:: Given information ::

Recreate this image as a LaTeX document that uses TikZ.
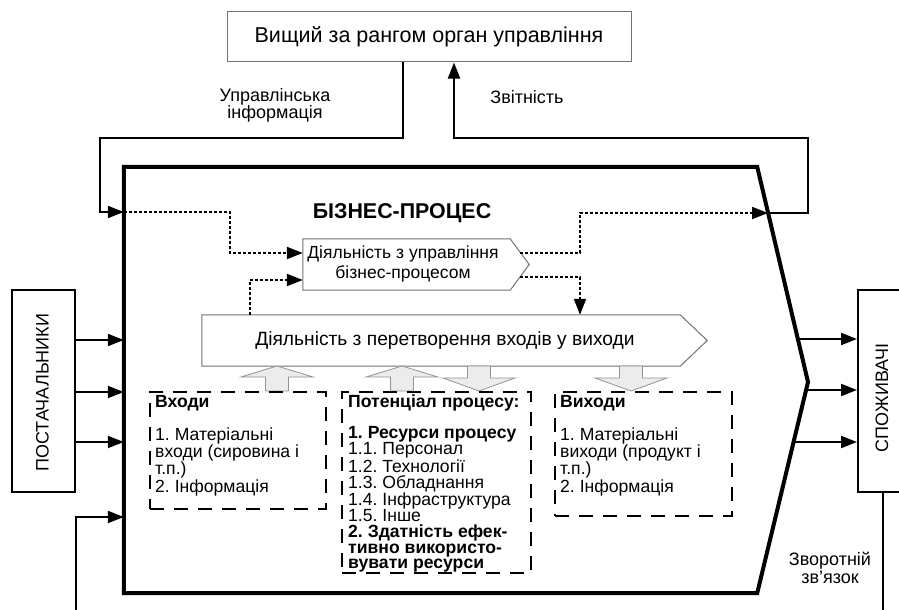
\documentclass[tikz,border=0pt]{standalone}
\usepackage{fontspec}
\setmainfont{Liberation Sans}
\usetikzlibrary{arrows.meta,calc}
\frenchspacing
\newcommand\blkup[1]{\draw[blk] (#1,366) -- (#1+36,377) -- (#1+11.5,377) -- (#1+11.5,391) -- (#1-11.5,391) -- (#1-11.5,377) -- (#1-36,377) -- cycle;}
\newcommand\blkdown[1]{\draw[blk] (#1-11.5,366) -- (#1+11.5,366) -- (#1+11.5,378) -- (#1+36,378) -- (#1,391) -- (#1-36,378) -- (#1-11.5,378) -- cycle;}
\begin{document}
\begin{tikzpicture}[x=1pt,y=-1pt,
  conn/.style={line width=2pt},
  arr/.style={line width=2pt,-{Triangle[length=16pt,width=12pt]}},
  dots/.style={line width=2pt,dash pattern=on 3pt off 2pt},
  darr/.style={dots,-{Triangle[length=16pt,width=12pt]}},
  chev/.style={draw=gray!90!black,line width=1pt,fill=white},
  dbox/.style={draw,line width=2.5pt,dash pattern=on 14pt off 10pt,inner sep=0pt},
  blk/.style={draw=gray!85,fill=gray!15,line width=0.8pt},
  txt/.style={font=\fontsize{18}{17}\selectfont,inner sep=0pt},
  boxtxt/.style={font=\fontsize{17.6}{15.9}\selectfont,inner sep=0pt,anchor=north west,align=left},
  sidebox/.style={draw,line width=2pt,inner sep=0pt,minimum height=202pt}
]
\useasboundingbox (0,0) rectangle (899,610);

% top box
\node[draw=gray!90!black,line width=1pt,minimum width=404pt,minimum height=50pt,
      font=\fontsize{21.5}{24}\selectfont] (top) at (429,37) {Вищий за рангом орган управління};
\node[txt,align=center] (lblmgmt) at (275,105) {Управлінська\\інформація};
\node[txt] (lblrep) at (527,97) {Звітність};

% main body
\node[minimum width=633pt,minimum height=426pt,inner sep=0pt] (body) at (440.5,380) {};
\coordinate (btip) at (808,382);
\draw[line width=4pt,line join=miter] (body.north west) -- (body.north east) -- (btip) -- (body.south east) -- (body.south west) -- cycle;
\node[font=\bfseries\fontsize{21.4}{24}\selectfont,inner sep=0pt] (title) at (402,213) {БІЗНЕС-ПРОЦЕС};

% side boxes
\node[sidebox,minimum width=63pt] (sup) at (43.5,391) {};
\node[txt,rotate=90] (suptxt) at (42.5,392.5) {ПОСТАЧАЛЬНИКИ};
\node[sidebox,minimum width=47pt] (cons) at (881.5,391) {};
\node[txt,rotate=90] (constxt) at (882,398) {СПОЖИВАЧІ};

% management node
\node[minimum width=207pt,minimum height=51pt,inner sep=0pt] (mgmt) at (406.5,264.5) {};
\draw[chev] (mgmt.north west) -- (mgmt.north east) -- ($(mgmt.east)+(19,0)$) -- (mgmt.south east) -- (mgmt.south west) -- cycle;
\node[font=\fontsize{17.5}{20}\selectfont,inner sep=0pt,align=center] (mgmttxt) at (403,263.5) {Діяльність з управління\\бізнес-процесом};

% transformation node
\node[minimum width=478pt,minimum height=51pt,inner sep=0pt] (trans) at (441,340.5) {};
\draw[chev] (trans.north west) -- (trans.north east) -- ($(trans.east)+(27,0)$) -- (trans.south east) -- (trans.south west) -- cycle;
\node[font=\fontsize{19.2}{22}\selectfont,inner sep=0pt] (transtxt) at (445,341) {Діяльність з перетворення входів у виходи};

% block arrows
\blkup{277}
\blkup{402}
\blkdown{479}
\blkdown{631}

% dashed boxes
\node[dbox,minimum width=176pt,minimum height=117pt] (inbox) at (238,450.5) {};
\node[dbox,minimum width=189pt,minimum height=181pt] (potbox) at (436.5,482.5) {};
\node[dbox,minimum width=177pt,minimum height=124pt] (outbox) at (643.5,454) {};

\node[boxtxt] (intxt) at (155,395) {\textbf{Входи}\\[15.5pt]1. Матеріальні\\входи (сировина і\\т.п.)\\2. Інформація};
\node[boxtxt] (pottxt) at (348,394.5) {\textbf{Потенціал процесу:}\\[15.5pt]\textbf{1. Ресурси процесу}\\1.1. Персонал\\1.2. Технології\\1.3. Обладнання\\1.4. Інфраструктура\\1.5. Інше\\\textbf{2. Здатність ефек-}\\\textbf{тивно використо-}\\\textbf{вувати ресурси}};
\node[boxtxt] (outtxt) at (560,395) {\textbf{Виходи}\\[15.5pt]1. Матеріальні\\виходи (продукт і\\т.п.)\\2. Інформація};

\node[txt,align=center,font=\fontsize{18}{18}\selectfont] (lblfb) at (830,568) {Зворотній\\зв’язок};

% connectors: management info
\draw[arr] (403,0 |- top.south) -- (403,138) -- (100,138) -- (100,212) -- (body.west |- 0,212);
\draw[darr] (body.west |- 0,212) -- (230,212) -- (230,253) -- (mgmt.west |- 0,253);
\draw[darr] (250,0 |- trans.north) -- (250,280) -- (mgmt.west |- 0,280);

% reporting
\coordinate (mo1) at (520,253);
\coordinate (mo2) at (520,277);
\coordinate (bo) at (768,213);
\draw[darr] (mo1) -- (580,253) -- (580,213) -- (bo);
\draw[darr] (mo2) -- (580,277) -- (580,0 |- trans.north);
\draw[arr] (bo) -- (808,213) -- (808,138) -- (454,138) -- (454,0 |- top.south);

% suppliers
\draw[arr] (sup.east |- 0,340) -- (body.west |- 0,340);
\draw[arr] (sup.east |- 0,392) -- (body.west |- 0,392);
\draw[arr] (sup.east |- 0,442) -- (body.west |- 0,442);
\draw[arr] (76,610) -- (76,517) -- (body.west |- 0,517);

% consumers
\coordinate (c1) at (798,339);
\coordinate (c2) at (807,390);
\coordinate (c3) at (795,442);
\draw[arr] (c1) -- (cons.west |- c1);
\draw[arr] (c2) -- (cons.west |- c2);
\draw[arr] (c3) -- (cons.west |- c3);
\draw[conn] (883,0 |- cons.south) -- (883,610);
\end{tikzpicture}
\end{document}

:::

### [Written request]
Quote the material exactly. Pictures stay out.

### [Exercise solution]
Recreate this image as a LaTeX document that uses TikZ.
\documentclass[tikz,border=0pt]{standalone}
\usepackage{fontspec}
\setmainfont{Liberation Sans}
\usetikzlibrary{arrows.meta,calc}
\frenchspacing
\newcommand\blkup[1]{\draw[blk] (#1,366) -- (#1+36,377) -- (#1+11.5,377) -- (#1+11.5,391) -- (#1-11.5,391) -- (#1-11.5,377) -- (#1-36,377) -- cycle;}
\newcommand\blkdown[1]{\draw[blk] (#1-11.5,366) -- (#1+11.5,366) -- (#1+11.5,378) -- (#1+36,378) -- (#1,391) -- (#1-36,378) -- (#1-11.5,378) -- cycle;}
\begin{document}
\begin{tikzpicture}[x=1pt,y=-1pt,
  conn/.style={line width=2pt},
  arr/.style={line width=2pt,-{Triangle[length=16pt,width=12pt]}},
  dots/.style={line width=2pt,dash pattern=on 3pt off 2pt},
  darr/.style={dots,-{Triangle[length=16pt,width=12pt]}},
  chev/.style={draw=gray!90!black,line width=1pt,fill=white},
  dbox/.style={draw,line width=2.5pt,dash pattern=on 14pt off 10pt,inner sep=0pt},
  blk/.style={draw=gray!85,fill=gray!15,line width=0.8pt},
  txt/.style={font=\fontsize{18}{17}\selectfont,inner sep=0pt},
  boxtxt/.style={font=\fontsize{17.6}{15.9}\selectfont,inner sep=0pt,anchor=north west,align=left},
  sidebox/.style={draw,line width=2pt,inner sep=0pt,minimum height=202pt}
]
\useasboundingbox (0,0) rectangle (899,610);

% top box
\node[draw=gray!90!black,line width=1pt,minimum width=404pt,minimum height=50pt,
      font=\fontsize{21.5}{24}\selectfont] (top) at (429,37) {Вищий за рангом орган управління};
\node[txt,align=center] (lblmgmt) at (275,105) {Управлінська\\інформація};
\node[txt] (lblrep) at (527,97) {Звітність};

% main body
\node[minimum width=633pt,minimum height=426pt,inner sep=0pt] (body) at (440.5,380) {};
\coordinate (btip) at (808,382);
\draw[line width=4pt,line join=miter] (body.north west) -- (body.north east) -- (btip) -- (body.south east) -- (body.south west) -- cycle;
\node[font=\bfseries\fontsize{21.4}{24}\selectfont,inner sep=0pt] (title) at (402,213) {БІЗНЕС-ПРОЦЕС};

% side boxes
\node[sidebox,minimum width=63pt] (sup) at (43.5,391) {};
\node[txt,rotate=90] (suptxt) at (42.5,392.5) {ПОСТАЧАЛЬНИКИ};
\node[sidebox,minimum width=47pt] (cons) at (881.5,391) {};
\node[txt,rotate=90] (constxt) at (882,398) {СПОЖИВАЧІ};

% management node
\node[minimum width=207pt,minimum height=51pt,inner sep=0pt] (mgmt) at (406.5,264.5) {};
\draw[chev] (mgmt.north west) -- (mgmt.north east) -- ($(mgmt.east)+(19,0)$) -- (mgmt.south east) -- (mgmt.south west) -- cycle;
\node[font=\fontsize{17.5}{20}\selectfont,inner sep=0pt,align=center] (mgmttxt) at (403,263.5) {Діяльність з управління\\бізнес-процесом};

% transformation node
\node[minimum width=478pt,minimum height=51pt,inner sep=0pt] (trans) at (441,340.5) {};
\draw[chev] (trans.north west) -- (trans.north east) -- ($(trans.east)+(27,0)$) -- (trans.south east) -- (trans.south west) -- cycle;
\node[font=\fontsize{19.2}{22}\selectfont,inner sep=0pt] (transtxt) at (445,341) {Діяльність з перетворення входів у виходи};

% block arrows
\blkup{277}
\blkup{402}
\blkdown{479}
\blkdown{631}

% dashed boxes
\node[dbox,minimum width=176pt,minimum height=117pt] (inbox) at (238,450.5) {};
\node[dbox,minimum width=189pt,minimum height=181pt] (potbox) at (436.5,482.5) {};
\node[dbox,minimum width=177pt,minimum height=124pt] (outbox) at (643.5,454) {};

\node[boxtxt] (intxt) at (155,395) {\textbf{Входи}\\[15.5pt]1. Матеріальні\\входи (сировина і\\т.п.)\\2. Інформація};
\node[boxtxt] (pottxt) at (348,394.5) {\textbf{Потенціал процесу:}\\[15.5pt]\textbf{1. Ресурси процесу}\\1.1. Персонал\\1.2. Технології\\1.3. Обладнання\\1.4. Інфраструктура\\1.5. Інше\\\textbf{2. Здатність ефек-}\\\textbf{тивно використо-}\\\textbf{вувати ресурси}};
\node[boxtxt] (outtxt) at (560,395) {\textbf{Виходи}\\[15.5pt]1. Матеріальні\\виходи (продукт і\\т.п.)\\2. Інформація};

\node[txt,align=center,font=\fontsize{18}{18}\selectfont] (lblfb) at (830,568) {Зворотній\\зв’язок};

% connectors: management info
\draw[arr] (403,0 |- top.south) -- (403,138) -- (100,138) -- (100,212) -- (body.west |- 0,212);
\draw[darr] (body.west |- 0,212) -- (230,212) -- (230,253) -- (mgmt.west |- 0,253);
\draw[darr] (250,0 |- trans.north) -- (250,280) -- (mgmt.west |- 0,280);

% reporting
\coordinate (mo1) at (520,253);
\coordinate (mo2) at (520,277);
\coordinate (bo) at (768,213);
\draw[darr] (mo1) -- (580,253) -- (580,213) -- (bo);
\draw[darr] (mo2) -- (580,277) -- (580,0 |- trans.north);
\draw[arr] (bo) -- (808,213) -- (808,138) -- (454,138) -- (454,0 |- top.south);

% suppliers
\draw[arr] (sup.east |- 0,340) -- (body.west |- 0,340);
\draw[arr] (sup.east |- 0,392) -- (body.west |- 0,392);
\draw[arr] (sup.east |- 0,442) -- (body.west |- 0,442);
\draw[arr] (76,610) -- (76,517) -- (body.west |- 0,517);

% consumers
\coordinate (c1) at (798,339);
\coordinate (c2) at (807,390);
\coordinate (c3) at (795,442);
\draw[arr] (c1) -- (cons.west |- c1);
\draw[arr] (c2) -- (cons.west |- c2);
\draw[arr] (c3) -- (cons.west |- c3);
\draw[conn] (883,0 |- cons.south) -- (883,610);
\end{tikzpicture}
\end{document}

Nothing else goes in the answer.